Was the email really sent via one of the approved IPs of *.yendor.com?
If not, the 'yendor.com' in the 'From: ' line is almost certainly fake.
Spammers very often fake their 'From: ' lines so that rejected emails don't take up their bandwidth and CPU resources. Spammers are only interested in positive responses. They want gullible people to follow their links or open their attachments, or fetch their web-beacons (so they can figure out who actually opened their spams). The rejected/bounced emails are mostly useless to them because there are better, more efficient ways for cleaning-up mailing lists, than sending emails from a legitimate and verified sender and checking if they bounce back to that sender.
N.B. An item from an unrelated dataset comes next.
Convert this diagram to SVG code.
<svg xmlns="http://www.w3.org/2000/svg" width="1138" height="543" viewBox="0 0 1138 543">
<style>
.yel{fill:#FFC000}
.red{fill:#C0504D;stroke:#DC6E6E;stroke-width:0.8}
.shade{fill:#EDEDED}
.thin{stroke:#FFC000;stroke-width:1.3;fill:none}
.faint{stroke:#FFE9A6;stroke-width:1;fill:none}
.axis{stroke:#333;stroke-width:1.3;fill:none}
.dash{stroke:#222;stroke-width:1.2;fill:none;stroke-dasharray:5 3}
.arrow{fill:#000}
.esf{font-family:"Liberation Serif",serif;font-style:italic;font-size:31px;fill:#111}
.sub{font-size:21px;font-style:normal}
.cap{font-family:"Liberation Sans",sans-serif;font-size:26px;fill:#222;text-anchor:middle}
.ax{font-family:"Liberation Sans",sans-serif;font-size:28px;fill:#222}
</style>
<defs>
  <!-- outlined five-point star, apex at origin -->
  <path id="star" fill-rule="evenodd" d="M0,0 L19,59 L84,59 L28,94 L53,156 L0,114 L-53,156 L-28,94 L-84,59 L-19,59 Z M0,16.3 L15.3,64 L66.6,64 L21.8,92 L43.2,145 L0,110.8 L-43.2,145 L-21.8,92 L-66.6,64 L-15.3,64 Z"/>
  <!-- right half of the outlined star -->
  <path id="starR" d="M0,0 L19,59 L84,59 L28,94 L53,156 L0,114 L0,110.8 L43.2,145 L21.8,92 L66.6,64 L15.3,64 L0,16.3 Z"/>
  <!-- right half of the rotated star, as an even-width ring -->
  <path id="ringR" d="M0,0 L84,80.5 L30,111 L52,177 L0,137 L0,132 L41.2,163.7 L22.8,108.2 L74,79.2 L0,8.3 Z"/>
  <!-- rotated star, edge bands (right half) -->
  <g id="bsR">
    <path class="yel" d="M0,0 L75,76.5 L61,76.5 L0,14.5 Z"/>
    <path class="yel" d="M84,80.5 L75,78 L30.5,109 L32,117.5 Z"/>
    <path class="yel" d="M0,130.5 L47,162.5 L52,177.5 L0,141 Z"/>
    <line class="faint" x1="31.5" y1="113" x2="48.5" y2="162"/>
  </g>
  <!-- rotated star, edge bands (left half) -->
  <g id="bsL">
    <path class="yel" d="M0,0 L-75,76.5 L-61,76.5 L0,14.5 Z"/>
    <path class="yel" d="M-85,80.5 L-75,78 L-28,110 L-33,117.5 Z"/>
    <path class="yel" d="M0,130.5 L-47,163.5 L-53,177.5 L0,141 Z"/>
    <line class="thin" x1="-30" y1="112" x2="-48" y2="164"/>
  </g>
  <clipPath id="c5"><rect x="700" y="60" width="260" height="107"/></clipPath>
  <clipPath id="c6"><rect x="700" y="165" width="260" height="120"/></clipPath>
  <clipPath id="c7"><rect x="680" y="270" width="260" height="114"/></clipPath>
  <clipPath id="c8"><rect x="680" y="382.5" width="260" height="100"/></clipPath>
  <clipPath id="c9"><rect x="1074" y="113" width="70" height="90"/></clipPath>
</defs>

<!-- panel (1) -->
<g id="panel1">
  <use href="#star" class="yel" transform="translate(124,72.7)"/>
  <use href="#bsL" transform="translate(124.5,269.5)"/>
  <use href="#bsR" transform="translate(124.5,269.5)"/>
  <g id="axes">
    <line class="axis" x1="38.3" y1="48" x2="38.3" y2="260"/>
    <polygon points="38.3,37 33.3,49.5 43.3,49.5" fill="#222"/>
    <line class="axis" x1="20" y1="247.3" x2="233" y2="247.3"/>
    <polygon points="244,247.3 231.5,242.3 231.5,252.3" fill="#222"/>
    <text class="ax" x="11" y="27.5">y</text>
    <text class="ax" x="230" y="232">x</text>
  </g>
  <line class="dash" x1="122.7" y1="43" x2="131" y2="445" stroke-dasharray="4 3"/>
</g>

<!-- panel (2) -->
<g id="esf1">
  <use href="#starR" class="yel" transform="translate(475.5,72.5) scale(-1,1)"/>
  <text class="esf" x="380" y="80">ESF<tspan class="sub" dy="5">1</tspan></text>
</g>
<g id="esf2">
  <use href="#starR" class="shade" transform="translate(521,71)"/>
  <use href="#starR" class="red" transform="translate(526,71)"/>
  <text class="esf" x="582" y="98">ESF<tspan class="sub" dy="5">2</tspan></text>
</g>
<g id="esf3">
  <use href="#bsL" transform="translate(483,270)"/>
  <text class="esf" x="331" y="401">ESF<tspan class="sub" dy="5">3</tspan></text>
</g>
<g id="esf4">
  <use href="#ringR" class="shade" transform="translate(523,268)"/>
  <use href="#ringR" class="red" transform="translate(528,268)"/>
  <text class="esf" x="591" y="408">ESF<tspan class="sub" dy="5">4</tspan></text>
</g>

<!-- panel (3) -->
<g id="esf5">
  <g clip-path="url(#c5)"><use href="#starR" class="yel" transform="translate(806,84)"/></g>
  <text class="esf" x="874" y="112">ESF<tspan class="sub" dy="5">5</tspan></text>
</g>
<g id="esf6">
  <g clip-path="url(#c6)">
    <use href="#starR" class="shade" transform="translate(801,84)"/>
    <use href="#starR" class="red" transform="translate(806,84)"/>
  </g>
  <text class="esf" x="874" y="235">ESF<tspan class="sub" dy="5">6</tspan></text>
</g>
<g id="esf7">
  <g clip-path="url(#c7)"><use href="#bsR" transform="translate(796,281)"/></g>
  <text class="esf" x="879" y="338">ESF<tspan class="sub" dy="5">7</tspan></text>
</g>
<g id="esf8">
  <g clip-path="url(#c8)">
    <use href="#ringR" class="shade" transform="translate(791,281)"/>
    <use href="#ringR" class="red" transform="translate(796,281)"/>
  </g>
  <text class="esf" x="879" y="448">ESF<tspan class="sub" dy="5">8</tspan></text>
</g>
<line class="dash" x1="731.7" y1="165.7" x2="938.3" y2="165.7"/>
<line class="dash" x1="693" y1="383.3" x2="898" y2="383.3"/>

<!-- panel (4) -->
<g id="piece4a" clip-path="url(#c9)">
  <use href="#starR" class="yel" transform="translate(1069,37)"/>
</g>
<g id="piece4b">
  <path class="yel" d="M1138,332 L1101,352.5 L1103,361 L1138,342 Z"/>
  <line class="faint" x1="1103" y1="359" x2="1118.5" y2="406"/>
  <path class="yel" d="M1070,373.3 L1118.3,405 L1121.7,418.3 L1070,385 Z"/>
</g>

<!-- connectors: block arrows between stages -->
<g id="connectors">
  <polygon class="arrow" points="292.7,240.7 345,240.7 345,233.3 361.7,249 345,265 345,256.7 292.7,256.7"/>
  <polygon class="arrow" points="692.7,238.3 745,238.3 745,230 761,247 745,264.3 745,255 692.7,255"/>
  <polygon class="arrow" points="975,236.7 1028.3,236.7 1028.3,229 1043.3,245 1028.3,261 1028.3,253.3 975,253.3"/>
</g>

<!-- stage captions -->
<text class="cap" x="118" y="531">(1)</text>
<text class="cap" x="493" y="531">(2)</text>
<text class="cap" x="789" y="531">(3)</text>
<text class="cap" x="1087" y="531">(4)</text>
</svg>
In fact, many ISPs shut-down accounts when they get too many bounces into them (implying that spam may have originated from them).
The problem is with the ISPs or anti-spam "solution" providers who trust spams, and are too quick to blackhole entire swaths of the net, just because a spammer used a (fake) domain in the 'From: ' line. comcast.com is notorious for being one of the worst. When we send email from yendor.com to a comcast.com address, it is often dropped by Comcast without giving us any notice that something went wrong.
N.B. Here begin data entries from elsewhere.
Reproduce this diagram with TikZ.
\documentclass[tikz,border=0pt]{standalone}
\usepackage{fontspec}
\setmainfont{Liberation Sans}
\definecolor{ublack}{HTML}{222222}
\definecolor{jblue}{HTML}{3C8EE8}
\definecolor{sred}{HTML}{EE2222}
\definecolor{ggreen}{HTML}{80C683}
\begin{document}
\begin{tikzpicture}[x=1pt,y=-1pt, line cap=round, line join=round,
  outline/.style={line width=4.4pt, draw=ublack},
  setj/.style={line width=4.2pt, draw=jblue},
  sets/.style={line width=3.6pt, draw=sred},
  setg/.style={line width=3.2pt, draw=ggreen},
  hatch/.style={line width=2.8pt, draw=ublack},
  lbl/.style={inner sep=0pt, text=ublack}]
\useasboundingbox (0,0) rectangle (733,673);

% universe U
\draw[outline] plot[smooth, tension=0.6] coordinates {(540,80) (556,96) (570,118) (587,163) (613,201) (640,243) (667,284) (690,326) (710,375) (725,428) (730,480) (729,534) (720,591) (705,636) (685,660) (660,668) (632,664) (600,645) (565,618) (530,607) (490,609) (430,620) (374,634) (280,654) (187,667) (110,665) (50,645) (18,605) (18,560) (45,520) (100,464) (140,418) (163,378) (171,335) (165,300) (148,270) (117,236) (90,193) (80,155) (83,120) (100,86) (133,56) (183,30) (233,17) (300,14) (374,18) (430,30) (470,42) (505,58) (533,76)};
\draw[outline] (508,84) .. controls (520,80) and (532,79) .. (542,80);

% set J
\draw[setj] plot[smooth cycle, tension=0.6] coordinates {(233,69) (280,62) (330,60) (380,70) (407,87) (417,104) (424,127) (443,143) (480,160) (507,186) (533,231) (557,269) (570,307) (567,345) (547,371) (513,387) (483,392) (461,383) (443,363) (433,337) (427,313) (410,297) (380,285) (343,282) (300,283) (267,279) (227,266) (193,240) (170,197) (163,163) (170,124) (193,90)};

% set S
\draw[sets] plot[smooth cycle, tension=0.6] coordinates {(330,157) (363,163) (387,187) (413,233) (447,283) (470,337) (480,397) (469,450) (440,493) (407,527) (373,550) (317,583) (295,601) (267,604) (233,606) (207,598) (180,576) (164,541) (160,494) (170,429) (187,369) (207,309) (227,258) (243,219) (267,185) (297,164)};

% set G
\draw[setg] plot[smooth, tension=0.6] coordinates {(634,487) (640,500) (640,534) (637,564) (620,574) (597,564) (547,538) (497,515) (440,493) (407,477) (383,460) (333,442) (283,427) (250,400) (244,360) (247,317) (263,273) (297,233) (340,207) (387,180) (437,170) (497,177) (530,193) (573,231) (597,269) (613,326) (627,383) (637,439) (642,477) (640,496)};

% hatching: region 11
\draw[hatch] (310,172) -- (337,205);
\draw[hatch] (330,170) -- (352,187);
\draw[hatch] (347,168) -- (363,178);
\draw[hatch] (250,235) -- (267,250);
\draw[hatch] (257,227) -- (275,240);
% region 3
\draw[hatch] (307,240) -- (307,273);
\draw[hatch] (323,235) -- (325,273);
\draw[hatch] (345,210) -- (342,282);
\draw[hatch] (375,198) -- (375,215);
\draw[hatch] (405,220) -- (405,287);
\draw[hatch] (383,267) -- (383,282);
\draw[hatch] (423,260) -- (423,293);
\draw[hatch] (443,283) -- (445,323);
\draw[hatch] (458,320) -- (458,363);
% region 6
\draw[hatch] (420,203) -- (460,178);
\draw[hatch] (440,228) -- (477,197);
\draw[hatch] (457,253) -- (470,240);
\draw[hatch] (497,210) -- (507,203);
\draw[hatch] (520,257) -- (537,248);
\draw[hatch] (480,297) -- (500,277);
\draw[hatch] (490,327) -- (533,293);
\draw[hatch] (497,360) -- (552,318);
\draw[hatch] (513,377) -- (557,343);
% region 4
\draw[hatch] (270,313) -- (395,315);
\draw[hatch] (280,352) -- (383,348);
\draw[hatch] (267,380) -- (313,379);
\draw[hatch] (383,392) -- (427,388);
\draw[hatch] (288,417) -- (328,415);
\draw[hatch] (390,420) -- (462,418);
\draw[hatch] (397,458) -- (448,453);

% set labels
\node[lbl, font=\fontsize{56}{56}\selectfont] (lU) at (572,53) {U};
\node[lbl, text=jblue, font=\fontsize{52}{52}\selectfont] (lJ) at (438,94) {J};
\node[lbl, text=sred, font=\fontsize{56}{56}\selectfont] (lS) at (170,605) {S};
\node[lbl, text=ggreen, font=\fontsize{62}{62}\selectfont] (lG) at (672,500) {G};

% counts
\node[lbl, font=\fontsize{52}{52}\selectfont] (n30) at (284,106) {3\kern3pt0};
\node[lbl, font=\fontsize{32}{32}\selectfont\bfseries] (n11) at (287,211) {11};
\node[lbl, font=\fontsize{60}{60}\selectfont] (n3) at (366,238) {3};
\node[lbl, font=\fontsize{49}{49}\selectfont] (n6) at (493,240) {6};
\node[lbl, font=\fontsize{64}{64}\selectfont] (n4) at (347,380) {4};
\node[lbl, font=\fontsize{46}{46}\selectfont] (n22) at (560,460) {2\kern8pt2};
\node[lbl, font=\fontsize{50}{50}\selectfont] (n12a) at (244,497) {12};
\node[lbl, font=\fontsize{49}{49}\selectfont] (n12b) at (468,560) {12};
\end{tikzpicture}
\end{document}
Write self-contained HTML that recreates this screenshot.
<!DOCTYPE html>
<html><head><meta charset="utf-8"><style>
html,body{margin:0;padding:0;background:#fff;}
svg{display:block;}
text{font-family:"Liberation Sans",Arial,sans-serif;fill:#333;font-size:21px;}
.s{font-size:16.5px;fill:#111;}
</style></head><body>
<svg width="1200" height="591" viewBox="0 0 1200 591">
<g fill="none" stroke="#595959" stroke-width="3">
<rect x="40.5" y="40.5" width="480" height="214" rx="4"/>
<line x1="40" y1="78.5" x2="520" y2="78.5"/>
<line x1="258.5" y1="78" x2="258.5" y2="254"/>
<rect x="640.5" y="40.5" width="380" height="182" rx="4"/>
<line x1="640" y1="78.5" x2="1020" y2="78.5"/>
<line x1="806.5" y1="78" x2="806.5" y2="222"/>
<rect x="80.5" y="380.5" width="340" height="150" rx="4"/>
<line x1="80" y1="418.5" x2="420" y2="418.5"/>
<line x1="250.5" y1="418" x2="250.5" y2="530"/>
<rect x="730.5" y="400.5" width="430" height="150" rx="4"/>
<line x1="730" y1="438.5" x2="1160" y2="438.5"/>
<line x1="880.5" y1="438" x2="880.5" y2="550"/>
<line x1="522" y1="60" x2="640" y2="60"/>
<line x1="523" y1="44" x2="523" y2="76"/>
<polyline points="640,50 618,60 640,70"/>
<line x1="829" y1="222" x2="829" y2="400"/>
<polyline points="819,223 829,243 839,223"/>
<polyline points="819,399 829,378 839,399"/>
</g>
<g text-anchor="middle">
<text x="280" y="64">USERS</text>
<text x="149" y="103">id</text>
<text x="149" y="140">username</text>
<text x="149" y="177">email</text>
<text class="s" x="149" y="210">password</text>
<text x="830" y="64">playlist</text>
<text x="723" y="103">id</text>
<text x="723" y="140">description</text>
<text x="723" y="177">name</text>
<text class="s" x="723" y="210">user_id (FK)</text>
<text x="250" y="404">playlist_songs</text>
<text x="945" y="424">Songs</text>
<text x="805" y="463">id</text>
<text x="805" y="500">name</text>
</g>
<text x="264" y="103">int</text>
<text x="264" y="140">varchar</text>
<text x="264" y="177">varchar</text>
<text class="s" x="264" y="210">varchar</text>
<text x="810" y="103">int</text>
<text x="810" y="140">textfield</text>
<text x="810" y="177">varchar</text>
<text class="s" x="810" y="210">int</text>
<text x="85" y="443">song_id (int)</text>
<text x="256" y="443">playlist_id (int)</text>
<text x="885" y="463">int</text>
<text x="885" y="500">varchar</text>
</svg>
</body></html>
For this reason, yendor.com publishes a SPF (Sender Policy Framework) record in DNS.
SPF is an open internet standard designed to counter email sender fakes and forgeries.
Put simply, any email service provider receiving email from yendor.com can easily verify, by using a quick DNS lookup, whether that email is really from yendor.com or from a spammer claiming to be yendor.com (i.e. a fake). eMail from yendor.com can only come from a handful of IP addresses on the net (all these outgoing emails are SMTP authenticated, using established credentials/passwords over an encrypted channel).
If an email comes from anywhere else, it is not really from yendor.com.
Here's our SPF record (broken into multiple lines for readability):
$ dig yendor.com TXT ... yendor.com. 14400 IN TXT "v=spf1 a a:mail.yendor.com ip4:208.97.128.0/18 ip4:69.163.128.0/17 ip4:66.33.216.0/24 ip4:208.113.200.0/24 ip4:208.97.187.0/24 mx ~all"Want to learn more? You may build your own domain's SPF DNS record, using the official SPF wizard.
If you're looking for a more sophisticated standard, using cryptography to ensure email authenticity, and supporting relaying, check out Yahoo!'s DomainKeys open standard.
On a slightly related note:
yendor.com receives between 10,000 to 20,000 spams/day. We see practically none of them thanks to our extensive use of honeypots.We've elected to accept all spam, rather than drop it, because each spammer who spams our honeypots volunteers valuable information to us. The spam-detection method is straight-forward: We capture the spam received by all honeypots and analyze it in real time. We extract multiple signatures from the messages which are guaranteed to be spam (since they were sent to honeypots). We then apply the analysis, for a limited time, to all incoming email. As a result, spammers who spam yendor.com to the tune of the over 10,000-20,000 messages/day are completely wasting their time and resources.